How You Can Avoid the Painful Part of Building Products

Ryan Seamons | Reading time: 4 minutes

I recently saw a question from a fellow pm:

As I see there are two parts to building products.

Part 1: river rapids.

Part 2: cleaning the deck with a toothbrush.

How do you make part 2 suck less?

Part 2 does suck. It’s all the small details that hide and make life miserable. It’s a tax that you pay after the fun part (the easy, dream-state ideation and definition at the beginning). The good news is you can control how much tax you pay by how you build and launch products.

Here are 3 ways I encourage PMs to make the toothbrush part suck less:

1. Break stories down

Smaller stories have fewer places for small, annoying details to lurk.

Make sure prep includes details, not just fun, sweeping platitudes of stories.

Building your own checklist for your stories can be very helpful. Here are two I’ve used in the past (both with more mature products, a brand new product would have a different list):

Have we considered impact to:

  • Mobile app
  • Mobile web
  • Admin flow
  • Marketing
  • Customer support
  • New/Existing metrics

Have I gotten feedback from:

  • Enterprise buyer
  • Enterprise user
  • Dev lead
  • Designer
  • Customer support
  • Sales

These checklists aren’t required for every story, but are good gut checks to help teams consider details up front vs getting caught half-way through a sprint with your pants down.

2. Fewer things, done better

Greg McKeown’s book Essentialism has a perfect illustration of why this concept helps you avoid pain.

Image result for essentialism

The lines on both diagrams add up to the same distance, but it’s obvious you get further with the right. Fewer things, done better.

I had a front-row seat to how one great leader does this well. Jeff Weiner (CEO of LinkedIn) navigated the natural desire to do everything as LinkedIn was on a rocket ship trajectory just after the IPO.

It’s natural for successful businesses and people to take on more. Jeff would both remind us as a company that our goal was “fewer things, done better”. And then he actually did that. I remember multiple products and features that were cut, even late in the development process, because it was clear to him as our leader that it wasn’t going to serve us well long term.

One way to better do this as a PM is to face the reality of all the work that happens after devs have built.

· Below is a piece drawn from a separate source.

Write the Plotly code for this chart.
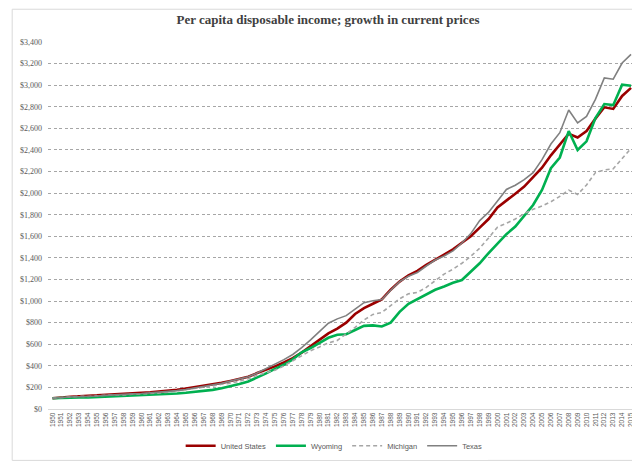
import plotly.graph_objects as go

years = list(range(1950, 2016))

united_states = [100, 109, 113, 118, 120, 126, 132, 138, 141, 146,
                 150, 154, 161, 166, 178, 189, 201, 212, 227, 242,
                 260, 279, 299, 333, 362, 395, 431, 471, 523, 580,
                 641, 700, 745, 800, 880, 935, 975, 1015, 1105, 1180,
                 1239, 1280, 1335, 1380, 1430, 1480, 1540, 1600, 1680, 1760,
                 1868, 1928, 1995, 2060, 2145, 2235, 2350, 2450, 2550, 2515,
                 2575, 2690, 2795, 2780, 2900, 2975]

wyoming = [100, 104, 105, 106, 107, 110, 114, 117, 120, 123,
           126, 129, 134, 138, 143, 150, 158, 166, 177, 192,
           210, 232, 255, 290, 330, 372, 410, 460, 525, 565,
           615, 660, 688, 693, 732, 770, 775, 765, 800, 900,
           975, 1020, 1065, 1105, 1135, 1170, 1195, 1270, 1350, 1445,
           1535, 1620, 1690, 1785, 1890, 2030, 2230, 2330, 2575, 2400,
           2480, 2695, 2825, 2815, 3005, 2995]

michigan = [100, 107, 111, 118, 116, 124, 128, 131, 130, 136,
            139, 140, 148, 156, 167, 180, 192, 199, 214, 229,
            238, 258, 281, 312, 334, 360, 400, 448, 497, 540,
            575, 613, 635, 695, 756, 825, 876, 894, 961, 1021,
            1067, 1080, 1127, 1190, 1250, 1295, 1350, 1415, 1490, 1585,
            1685, 1720, 1760, 1810, 1850, 1880, 1920, 1970, 2028, 1988,
            2075, 2190, 2215, 2225, 2315, 2415]

texas = [100, 108, 111, 113, 115, 120, 126, 132, 136, 140,
         143, 148, 154, 159, 170, 181, 194, 206, 222, 238,
         258, 276, 298, 333, 372, 415, 457, 505, 568, 640,
         720, 795, 835, 865, 925, 985, 1003, 1015, 1100, 1180,
         1230, 1265, 1325, 1380, 1418, 1465, 1538, 1625, 1745, 1823,
         1928, 2034, 2073, 2125, 2190, 2310, 2455, 2560, 2770, 2650,
         2710, 2868, 3068, 3055, 3205, 3285]

fig = go.Figure()
fig.add_trace(go.Scatter(x=years, y=united_states, name="United States", mode="lines",
                         line=dict(color="#9A0000", width=2.6)))
fig.add_trace(go.Scatter(x=years, y=wyoming, name="Wyoming", mode="lines",
                         line=dict(color="#00B050", width=2.6)))
fig.add_trace(go.Scatter(x=years, y=michigan, name="Michigan", mode="lines",
                         line=dict(color="#A6A6A6", width=1.6, dash="4px,3px")))
fig.add_trace(go.Scatter(x=years, y=texas, name="Texas", mode="lines",
                         line=dict(color="#808080", width=1.6)))

fig.update_layout(
    width=640, height=464,
    margin=dict(l=37, r=16, t=34, b=55),
    paper_bgcolor="white", plot_bgcolor="white",
    title=dict(text="<b>Per capita disposable income; growth in current prices</b>",
               x=0.5, xanchor="center", y=0.975, yanchor="middle",
               font=dict(family="Liberation Serif", size=13, color="#404040")),
    legend=dict(orientation="h", x=0.49, xanchor="center", y=-0.1, yanchor="middle",
                font=dict(family="Liberation Sans", size=7.5, color="#595959"),
                itemwidth=30, tracegroupgap=0),
    xaxis=dict(range=[1949.5, 2015.11], tickmode="array", tickvals=years,
               ticktext=[str(y) for y in years], tickangle=-90,
               tickfont=dict(family="Liberation Sans Narrow, Liberation Sans", size=6.5, color="#595959"),
               showgrid=False, showline=True, linecolor="#D9D9D9", linewidth=1,
               ticks="", zeroline=False),
    yaxis=dict(range=[0, 3400], dtick=200, tickprefix="$", tickformat=",",
               tickfont=dict(family="Liberation Serif", size=8, color="#595959"),
               showgrid=True, gridcolor="#A6A6A6", griddash="3px,2.5px", gridwidth=0.8,
               zeroline=False, ticks="", ticklabelstandoff=5),
    shapes=[dict(type="rect", xref="paper", yref="paper",
                 x0=-0.0613, x1=1.0239, y0=-0.14, y1=1.0893,
                 line=dict(color="#D9D9D9", width=1), layer="below")],
)

fig.write_html("out.html")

The “last 5%” ends up taking about 80% of the time. The secret here is easy to say and hard to do: BUILD LESS.

Great PMs are always thinking about what they don’t have to build. (tweet this)

The best way I know to help teams align around building less is to be clear about why you’re building a product and what outcomes you are planning to achieve. Having a strategic roadmap that isn’t just a project plan or Gantt chart helps a team define and make visible these plans. Check out my guide to building a clear and compelling strategic roadmap.

3. When you do build, don’t underestimate the work

One way to break down the stages of building products is:

Prep (roadmap, backlog) Build (current & next sprint) Launch (measurement, marketing, change management, etc.)

Launch is HUGE. It will eat you alive and junior PMs consistently underestimate the size of launch stage required for impact, especially . It’s easy to toss features over the fence to build and launch stages and move on to prep the next exciting thing.

But that is a mistake. Handing off and moving on is exactly how you fall into the build trap.

Balancing the time spend on these stages helps you:

  1. Come to grips with reality of the work required for any feature
  2. Allocate more time to launch stage so you can measure impact and inform the next build process.

Setting timing expectations drastically changes the suckiness of the toothbrush stage, since you’ll reduce rework and increase impact for every feature you build.

Often work is hard. Sometimes you have to do not fun things. But a sure way to increase the mind-numbingness of work as a product manager is to build lots of stuff in big chunks without thinking through details and poorly settings expectations for the time it will take.

While that sounds ridiculous to say in a single sentence, too many teams don’t have a process set up to do work in a better way.

Slow is smooth and smooth is fast. Sometimes you have to slow down to speed up. By changing some key team habits you can reduce the toothbrush tax.